* START *

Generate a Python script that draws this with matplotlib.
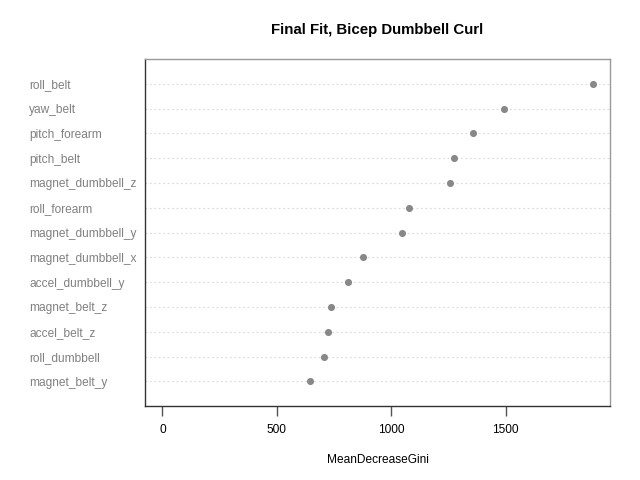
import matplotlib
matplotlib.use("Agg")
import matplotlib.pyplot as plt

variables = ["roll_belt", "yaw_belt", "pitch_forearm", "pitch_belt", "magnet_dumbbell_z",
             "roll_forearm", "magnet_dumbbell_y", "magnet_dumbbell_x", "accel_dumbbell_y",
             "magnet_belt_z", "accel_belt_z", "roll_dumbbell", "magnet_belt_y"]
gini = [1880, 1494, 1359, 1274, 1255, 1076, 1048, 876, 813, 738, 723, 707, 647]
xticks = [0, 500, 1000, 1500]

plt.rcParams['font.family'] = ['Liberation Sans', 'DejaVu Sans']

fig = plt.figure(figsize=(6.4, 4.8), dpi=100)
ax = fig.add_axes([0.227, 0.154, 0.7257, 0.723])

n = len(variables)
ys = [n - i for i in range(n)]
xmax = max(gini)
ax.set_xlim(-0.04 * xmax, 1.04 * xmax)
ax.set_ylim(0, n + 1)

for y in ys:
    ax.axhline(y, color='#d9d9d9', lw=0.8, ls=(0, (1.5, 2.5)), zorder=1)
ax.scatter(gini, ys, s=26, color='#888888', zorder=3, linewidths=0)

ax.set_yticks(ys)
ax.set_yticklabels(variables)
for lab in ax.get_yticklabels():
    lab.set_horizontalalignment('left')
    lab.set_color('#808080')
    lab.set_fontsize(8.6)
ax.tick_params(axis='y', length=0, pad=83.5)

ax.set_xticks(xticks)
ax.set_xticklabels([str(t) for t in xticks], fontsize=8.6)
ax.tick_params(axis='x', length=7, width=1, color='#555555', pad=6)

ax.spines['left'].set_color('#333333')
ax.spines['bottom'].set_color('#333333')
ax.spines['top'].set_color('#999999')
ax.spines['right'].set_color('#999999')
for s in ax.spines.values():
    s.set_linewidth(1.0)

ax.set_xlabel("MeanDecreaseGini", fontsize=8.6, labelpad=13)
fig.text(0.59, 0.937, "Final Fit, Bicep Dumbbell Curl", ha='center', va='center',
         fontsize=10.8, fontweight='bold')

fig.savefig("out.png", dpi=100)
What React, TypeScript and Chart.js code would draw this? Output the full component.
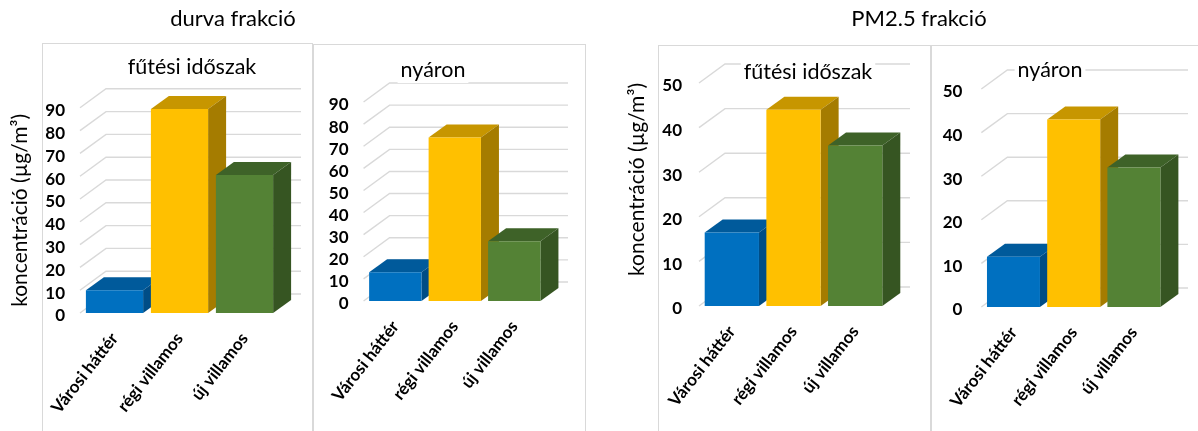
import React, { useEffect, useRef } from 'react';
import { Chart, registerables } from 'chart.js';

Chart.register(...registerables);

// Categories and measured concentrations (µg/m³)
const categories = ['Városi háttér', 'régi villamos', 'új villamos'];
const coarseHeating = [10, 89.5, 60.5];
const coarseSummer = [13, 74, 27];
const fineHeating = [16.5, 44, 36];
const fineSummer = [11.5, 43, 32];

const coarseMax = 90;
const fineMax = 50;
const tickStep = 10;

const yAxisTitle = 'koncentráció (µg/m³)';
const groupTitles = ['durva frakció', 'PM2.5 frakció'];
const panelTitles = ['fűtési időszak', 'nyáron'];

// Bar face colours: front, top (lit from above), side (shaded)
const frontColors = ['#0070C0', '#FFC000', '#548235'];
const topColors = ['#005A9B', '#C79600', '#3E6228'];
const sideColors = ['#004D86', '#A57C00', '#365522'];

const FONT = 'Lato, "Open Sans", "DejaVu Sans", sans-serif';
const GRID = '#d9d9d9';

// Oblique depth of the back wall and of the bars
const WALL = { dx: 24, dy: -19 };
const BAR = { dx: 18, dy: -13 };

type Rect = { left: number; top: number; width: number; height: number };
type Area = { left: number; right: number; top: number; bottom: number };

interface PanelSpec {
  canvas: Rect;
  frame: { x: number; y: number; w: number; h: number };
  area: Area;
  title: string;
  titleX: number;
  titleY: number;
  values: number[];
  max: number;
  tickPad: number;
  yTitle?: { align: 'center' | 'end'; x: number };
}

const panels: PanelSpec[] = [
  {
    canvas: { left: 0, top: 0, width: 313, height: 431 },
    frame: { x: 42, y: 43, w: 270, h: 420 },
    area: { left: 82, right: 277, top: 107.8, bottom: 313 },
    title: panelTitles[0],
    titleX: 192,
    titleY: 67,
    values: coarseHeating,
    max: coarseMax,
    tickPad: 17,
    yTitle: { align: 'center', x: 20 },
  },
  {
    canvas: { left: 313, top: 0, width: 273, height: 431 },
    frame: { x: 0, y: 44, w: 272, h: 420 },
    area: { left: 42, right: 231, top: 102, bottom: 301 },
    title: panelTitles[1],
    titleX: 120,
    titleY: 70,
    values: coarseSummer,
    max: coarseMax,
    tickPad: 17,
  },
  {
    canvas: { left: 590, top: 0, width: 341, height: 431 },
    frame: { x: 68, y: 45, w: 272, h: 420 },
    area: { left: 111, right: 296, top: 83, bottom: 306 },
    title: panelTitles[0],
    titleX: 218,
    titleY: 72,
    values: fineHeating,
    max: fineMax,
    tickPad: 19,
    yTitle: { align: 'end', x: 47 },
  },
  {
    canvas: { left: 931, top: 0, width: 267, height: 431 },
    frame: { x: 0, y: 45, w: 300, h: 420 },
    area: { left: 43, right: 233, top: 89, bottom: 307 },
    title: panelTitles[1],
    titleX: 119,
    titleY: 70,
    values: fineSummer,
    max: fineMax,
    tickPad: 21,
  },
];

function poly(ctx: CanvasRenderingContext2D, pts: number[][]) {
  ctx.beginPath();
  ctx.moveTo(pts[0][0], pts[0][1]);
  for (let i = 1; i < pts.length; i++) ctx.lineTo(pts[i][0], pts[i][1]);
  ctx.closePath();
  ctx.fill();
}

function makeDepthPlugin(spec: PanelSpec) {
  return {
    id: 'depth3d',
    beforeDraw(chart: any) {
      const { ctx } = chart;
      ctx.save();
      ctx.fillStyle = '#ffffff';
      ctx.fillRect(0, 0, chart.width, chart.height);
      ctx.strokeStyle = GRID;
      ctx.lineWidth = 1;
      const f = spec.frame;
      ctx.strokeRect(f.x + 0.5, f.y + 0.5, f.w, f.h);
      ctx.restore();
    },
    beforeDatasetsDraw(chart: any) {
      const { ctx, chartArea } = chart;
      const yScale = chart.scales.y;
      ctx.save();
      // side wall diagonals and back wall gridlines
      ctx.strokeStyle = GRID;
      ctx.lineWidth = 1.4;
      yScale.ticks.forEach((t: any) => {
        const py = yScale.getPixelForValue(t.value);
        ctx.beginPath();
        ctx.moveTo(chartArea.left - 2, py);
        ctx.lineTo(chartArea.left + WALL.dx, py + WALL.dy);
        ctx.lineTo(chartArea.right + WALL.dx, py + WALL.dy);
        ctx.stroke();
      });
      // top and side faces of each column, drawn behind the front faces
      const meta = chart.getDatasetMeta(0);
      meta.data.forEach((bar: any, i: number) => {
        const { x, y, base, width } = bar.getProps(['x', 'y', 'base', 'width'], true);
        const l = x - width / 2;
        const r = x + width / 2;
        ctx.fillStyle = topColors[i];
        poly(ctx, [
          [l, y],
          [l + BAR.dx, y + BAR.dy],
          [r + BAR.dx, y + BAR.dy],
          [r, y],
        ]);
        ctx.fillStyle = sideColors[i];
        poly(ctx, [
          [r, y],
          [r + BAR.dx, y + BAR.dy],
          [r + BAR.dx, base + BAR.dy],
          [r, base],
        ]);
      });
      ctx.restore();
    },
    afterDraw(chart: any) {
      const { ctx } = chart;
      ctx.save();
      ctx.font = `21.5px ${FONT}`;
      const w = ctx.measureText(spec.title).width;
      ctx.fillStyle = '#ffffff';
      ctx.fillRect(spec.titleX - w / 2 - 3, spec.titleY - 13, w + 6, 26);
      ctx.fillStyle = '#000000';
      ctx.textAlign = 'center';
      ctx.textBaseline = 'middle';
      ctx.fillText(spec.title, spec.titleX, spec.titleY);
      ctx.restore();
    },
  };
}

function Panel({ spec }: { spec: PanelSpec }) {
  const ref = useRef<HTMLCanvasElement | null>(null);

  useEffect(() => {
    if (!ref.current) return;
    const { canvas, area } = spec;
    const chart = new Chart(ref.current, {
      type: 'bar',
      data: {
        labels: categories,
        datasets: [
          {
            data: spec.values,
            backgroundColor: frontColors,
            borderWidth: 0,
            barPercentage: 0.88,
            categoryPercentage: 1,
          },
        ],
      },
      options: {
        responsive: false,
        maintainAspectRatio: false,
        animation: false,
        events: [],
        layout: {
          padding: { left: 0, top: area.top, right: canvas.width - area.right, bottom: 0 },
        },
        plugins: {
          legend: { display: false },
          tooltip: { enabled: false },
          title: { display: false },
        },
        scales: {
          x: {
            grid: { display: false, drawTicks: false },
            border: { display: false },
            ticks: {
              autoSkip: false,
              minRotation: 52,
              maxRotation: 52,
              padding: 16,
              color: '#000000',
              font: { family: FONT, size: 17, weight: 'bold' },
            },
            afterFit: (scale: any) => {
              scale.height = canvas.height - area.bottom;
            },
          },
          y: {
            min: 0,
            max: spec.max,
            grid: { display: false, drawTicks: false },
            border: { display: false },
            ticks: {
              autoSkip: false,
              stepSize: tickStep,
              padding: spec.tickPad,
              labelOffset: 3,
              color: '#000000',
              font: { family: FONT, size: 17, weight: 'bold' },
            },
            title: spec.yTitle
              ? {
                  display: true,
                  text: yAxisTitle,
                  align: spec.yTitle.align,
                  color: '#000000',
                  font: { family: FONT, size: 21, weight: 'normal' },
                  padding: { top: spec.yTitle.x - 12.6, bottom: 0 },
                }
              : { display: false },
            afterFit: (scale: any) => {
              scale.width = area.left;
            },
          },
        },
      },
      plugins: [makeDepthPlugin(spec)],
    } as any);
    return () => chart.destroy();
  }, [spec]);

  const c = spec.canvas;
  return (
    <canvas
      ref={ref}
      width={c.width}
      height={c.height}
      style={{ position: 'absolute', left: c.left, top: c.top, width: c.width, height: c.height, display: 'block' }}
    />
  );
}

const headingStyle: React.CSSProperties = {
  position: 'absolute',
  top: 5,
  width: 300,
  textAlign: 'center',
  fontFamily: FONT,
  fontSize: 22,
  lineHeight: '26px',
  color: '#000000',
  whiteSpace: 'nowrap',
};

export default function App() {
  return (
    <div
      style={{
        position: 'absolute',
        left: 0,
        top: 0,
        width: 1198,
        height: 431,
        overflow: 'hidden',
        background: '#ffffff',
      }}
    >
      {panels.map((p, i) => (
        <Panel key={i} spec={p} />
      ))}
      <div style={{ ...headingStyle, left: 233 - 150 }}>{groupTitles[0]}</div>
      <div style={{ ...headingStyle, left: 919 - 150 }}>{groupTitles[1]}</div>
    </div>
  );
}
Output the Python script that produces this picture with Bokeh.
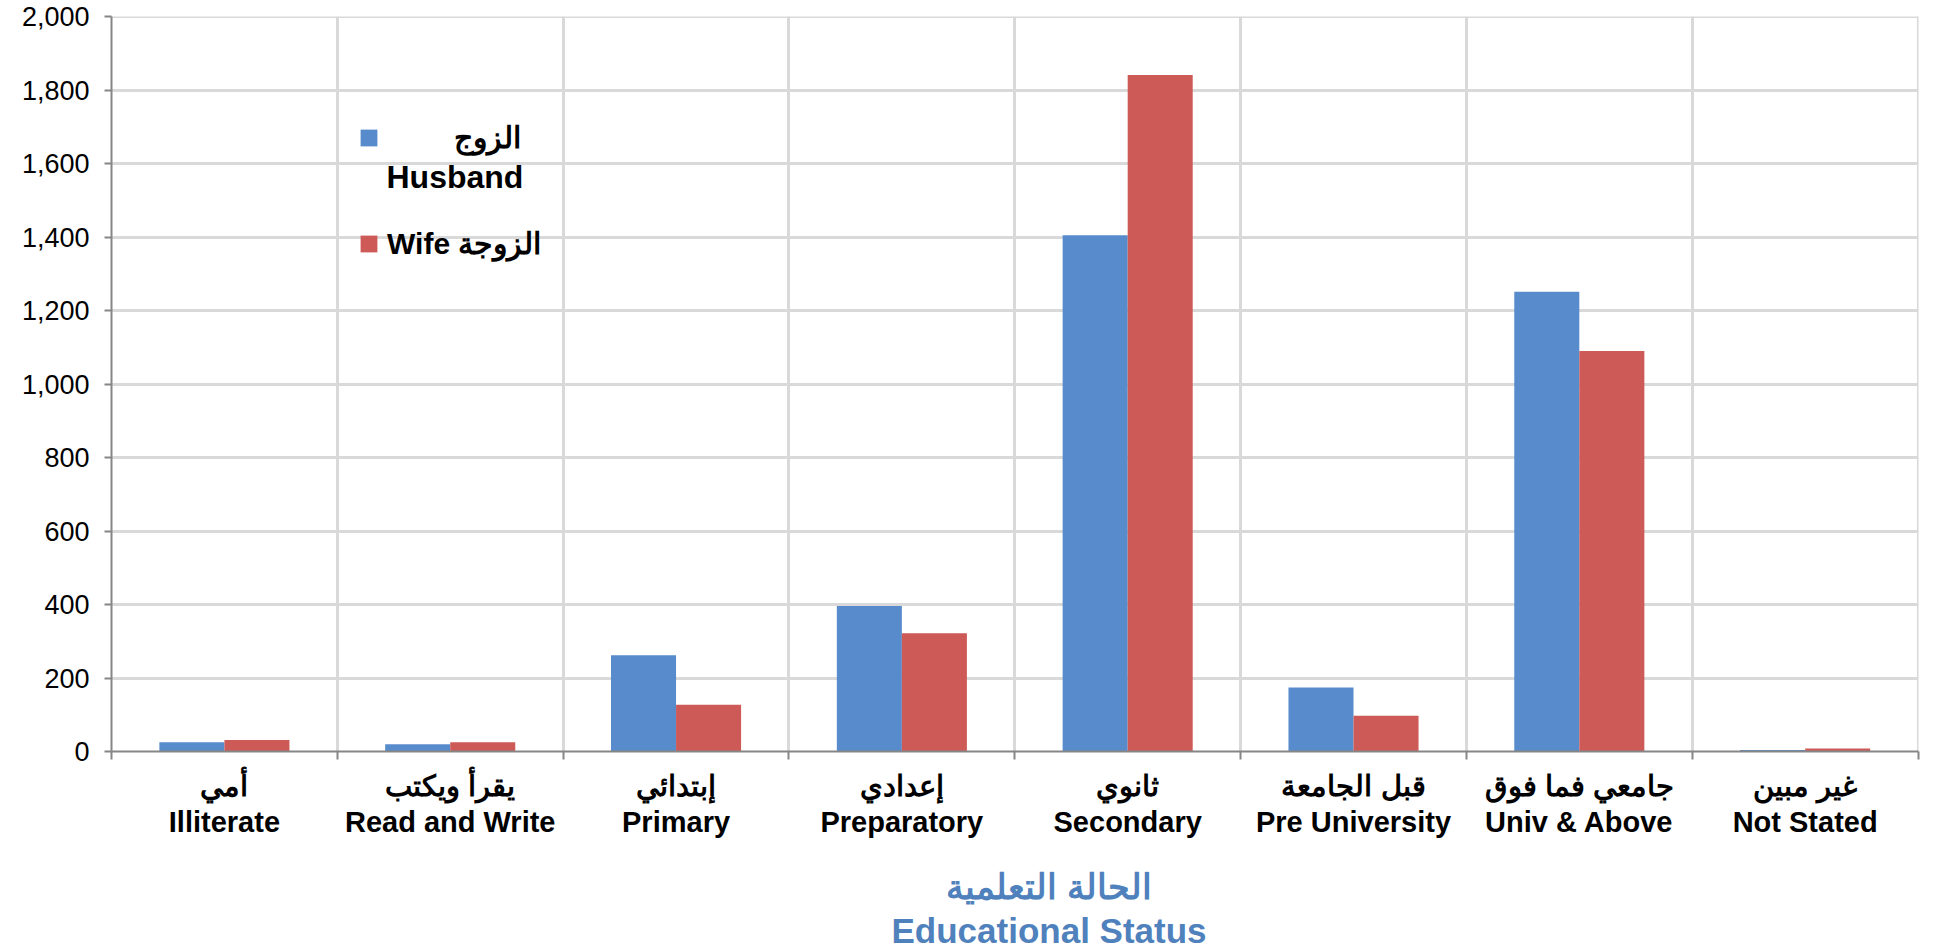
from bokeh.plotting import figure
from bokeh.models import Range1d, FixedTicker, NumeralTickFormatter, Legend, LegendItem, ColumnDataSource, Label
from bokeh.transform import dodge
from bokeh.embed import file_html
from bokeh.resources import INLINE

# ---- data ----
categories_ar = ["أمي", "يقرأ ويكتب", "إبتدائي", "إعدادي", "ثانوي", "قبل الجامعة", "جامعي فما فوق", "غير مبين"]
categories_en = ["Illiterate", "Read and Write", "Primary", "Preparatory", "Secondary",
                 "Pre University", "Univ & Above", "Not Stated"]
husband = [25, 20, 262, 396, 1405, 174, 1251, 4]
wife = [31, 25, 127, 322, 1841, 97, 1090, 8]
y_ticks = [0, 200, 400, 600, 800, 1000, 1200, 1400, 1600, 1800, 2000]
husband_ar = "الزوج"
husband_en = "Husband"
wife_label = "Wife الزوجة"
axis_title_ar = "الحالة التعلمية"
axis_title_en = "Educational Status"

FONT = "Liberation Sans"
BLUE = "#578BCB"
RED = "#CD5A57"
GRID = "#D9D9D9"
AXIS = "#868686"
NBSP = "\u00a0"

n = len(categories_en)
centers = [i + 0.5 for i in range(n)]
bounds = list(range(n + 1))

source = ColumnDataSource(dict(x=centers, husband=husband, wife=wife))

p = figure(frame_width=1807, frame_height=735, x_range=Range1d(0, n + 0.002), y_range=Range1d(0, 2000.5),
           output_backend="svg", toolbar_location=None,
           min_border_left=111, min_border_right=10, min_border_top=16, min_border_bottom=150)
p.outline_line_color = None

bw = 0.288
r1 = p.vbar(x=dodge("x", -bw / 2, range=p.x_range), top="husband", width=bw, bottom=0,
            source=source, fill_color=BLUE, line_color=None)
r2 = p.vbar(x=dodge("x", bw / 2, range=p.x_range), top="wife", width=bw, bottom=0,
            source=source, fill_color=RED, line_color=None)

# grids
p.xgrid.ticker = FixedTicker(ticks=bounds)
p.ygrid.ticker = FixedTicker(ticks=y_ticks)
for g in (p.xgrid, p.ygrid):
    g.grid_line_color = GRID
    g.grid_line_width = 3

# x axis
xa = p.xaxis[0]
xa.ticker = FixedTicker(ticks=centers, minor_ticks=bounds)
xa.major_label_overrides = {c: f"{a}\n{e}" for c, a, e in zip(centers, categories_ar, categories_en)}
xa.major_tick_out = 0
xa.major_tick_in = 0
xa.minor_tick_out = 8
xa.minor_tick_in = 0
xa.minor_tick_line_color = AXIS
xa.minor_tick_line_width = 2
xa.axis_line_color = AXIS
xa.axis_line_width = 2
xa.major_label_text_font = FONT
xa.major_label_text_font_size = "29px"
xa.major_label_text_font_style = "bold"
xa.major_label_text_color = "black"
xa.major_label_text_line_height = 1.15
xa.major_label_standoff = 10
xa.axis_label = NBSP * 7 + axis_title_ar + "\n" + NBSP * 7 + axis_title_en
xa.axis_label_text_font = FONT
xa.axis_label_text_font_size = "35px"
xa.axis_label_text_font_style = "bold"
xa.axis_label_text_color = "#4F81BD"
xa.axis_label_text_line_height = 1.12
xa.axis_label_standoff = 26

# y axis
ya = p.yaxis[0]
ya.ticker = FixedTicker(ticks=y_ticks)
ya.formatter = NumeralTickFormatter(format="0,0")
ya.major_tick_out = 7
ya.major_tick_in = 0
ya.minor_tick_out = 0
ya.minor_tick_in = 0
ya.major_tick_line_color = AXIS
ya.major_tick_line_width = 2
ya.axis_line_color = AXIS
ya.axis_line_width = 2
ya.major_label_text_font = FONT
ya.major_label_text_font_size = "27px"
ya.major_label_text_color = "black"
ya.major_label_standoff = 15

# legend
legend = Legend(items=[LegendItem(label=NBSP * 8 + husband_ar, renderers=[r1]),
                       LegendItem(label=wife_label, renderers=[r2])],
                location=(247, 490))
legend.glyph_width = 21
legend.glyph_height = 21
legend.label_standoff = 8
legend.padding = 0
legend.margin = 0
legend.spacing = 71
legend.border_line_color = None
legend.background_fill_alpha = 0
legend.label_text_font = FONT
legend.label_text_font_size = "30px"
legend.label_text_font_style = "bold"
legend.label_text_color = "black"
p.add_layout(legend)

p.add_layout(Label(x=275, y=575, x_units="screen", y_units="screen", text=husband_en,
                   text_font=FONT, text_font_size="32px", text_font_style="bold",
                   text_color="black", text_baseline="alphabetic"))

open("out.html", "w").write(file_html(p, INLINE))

* END *

▶ [Exercise aim]
Copy exactly, and copy only, the lines from the one with "What React, TypeScript" to the one with "const panelTitles = ['fűtési", ends included. Pictures are not part of the copy.

▶ [Output of the task]
What React, TypeScript and Chart.js code would draw this? Output the full component.
import React, { useEffect, useRef } from 'react';
import { Chart, registerables } from 'chart.js';

Chart.register(...registerables);

// Categories and measured concentrations (µg/m³)
const categories = ['Városi háttér', 'régi villamos', 'új villamos'];
const coarseHeating = [10, 89.5, 60.5];
const coarseSummer = [13, 74, 27];
const fineHeating = [16.5, 44, 36];
const fineSummer = [11.5, 43, 32];

const coarseMax = 90;
const fineMax = 50;
const tickStep = 10;

const yAxisTitle = 'koncentráció (µg/m³)';
const groupTitles = ['durva frakció', 'PM2.5 frakció'];
const panelTitles = ['fűtési időszak', 'nyáron'];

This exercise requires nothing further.